We're currently in the middle of Fashion Month, and the manic attention to detail in these runway shows gives us a chance to hear the high-concept backstory behind seemingly petty details like hairdos, manicure texture, and lipstick hue. Ask the designers and makeup artists what they're working toward, and you'll hear about peeling French paintings, obscure art films, and tantalizingly intangible concepts (the hairstylist at Jason Wu wanted the models' locks to "look expensive"); the process of a runway show is a magical transformation that we might think of as the (designer's) word made flesh. It's always exciting when the conceptual meets the 3D; during Fashion Month, the designer's dream materializes on the runway and then gets shipped to stores where you, the romantic in the back row, can touch the fabric, can slip it over your head, can embody this distant echo of the original fantasy on your own skin. 

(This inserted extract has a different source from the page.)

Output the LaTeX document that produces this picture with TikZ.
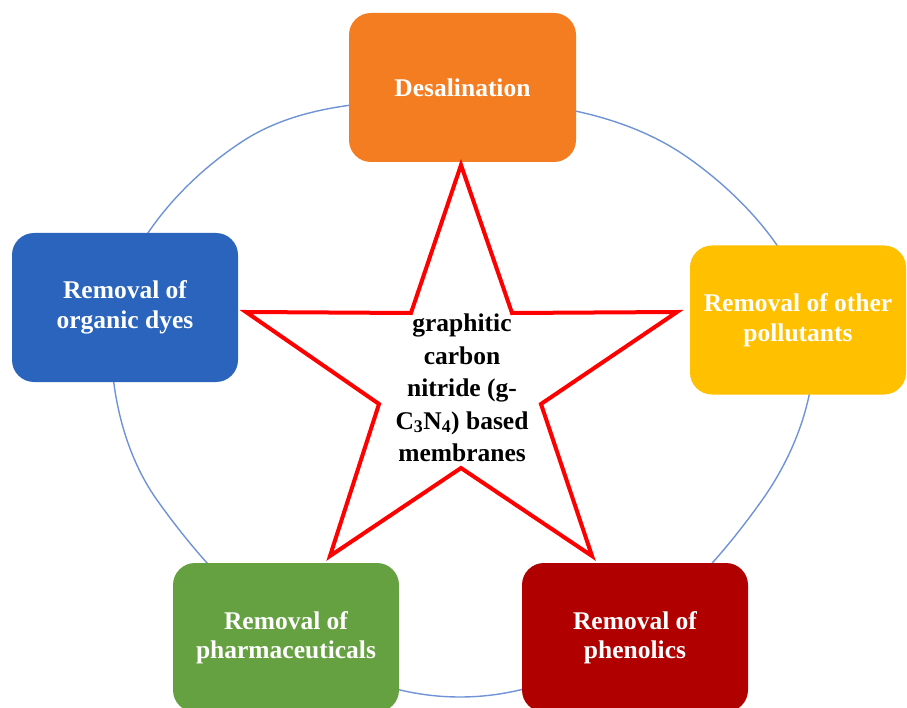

I've said it before and I'll say it again: what's cool about fashion is it is the most immediate, tangible art form we've got today. It's massively profitable, it's always hiring, it's wearable, it's aspirational, it's in the Met, it's on the street corner. In an era where few are reading literary novels and symphonies are closing up shop, we've got to cling to the popular art forms we have left if we want to remain a society that values beauty, innovation, and storytelling. To dismiss fashion as shallow — or worse, as some sort of girls only, drink mimosas and talk about menstruation club — isn't a daring, elitist move by the cream of the intelligentsia. It's arrogant ignorance. Kudos on finishing all six volumes Remembrance of Things Past, but don't forget that there are artists working around you who are simultaneously defying gravity with fabric, reinventing the wheel (or the LBD), creating significant artistic statements, trying to make cleavage high-concept — and selling it all.